Schwieriger ist allerdings die Bebilderung. Kohl und Mandela wird ein an sich belangloses Staatsfoto in Farbe zugebilligt. Viele der anderen Abbildungen zeigen Kanzler oder Minister in internationaler Aktion, so auch öfter in zwangloser Kleidung vor oder nach den offiziellen Gesprächen. Warum wird die türkische Außenministerin hinter einem Rednerpult gewürdigt? (1149). Gewiss hatte sie mit Kinkel gesprochen. Müssen wir Kinkel beim Tennisspiel mit dem argentinischen Präsidenten sehen (1259). Das ist recht beliebig und trägt - auch in Anerkennung der Bedeutung von Bildern in Politik - wenig mehr als Illustration bei. Ertragreicher ist da eine Karte über die mögliche Aufteilung Bosniens (freilich: sie stammt vom Briten Lord Owen) (885) oder ein Organigramm über die mögliche Entwicklung des KSZE (1317). Am meisten Sinn in der Bebilderung macht das Faksimile der ersten Seite einer reich mit Randbemerkungen und Weisungen versehenen Aufzeichnung vom Besuch des vietnamesischen Ministerpräsidenten (799): das macht neben dem Druckbild die Editionsarbeit der Mitarbeiter der Edition eindringlich sichtbar.

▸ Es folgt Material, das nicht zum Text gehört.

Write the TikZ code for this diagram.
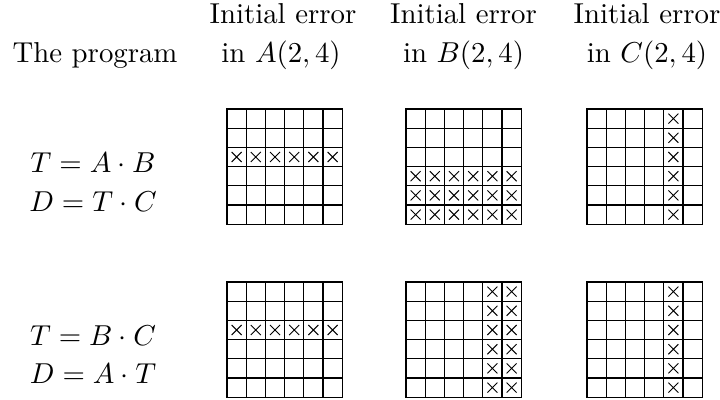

Die Bearbeiter: In diesem Band 1993 sind das neben der Leiterin der Editionsgruppe des Instituts für Zeitgeschichte, Ilse Dorothee Pautsch: Michael Ploetz, Jens Jost Hofmann und Tim Szatkowski. Sie gehören zu dem Team von Mitarbeitern die zumeist für drei Jahre einen solchen Jahrgang bearbeiten - demnach hat derzeit wohl die Bearbeitung für 1996 im "Maschinenraum" schon begonnen. Die BearbeiterInnen leisten mit ihren Anmerkungen zu anderen Überlieferungen, Hinweisen auf andere Versionen von Mitschriften (etwa aus US-Presidential Libraries), Nennung von Gesetzestexten, Aufgreifen von Vorgängen vergangener Jahre, Sach- und Namenserläuterungen, bisweilen auch Hinweisen auf zeitgenössische Publizistik eine Kärrnerarbeit. Das gilt darüber hinaus für die Schneisen, die diese mit der Edition in die Aktenberge des Auswärtigen Amtes (wie des Kanzleramtes) schlagen und z.T. durch Deklassifizierung erst zugänglich machen. Die Register und andere Erschließungsmittel kommen hinzu. So kann auch für 1993 konstatiert werden: eine nicht nur aufschlussreiche, sondern auch mustergültige Edition.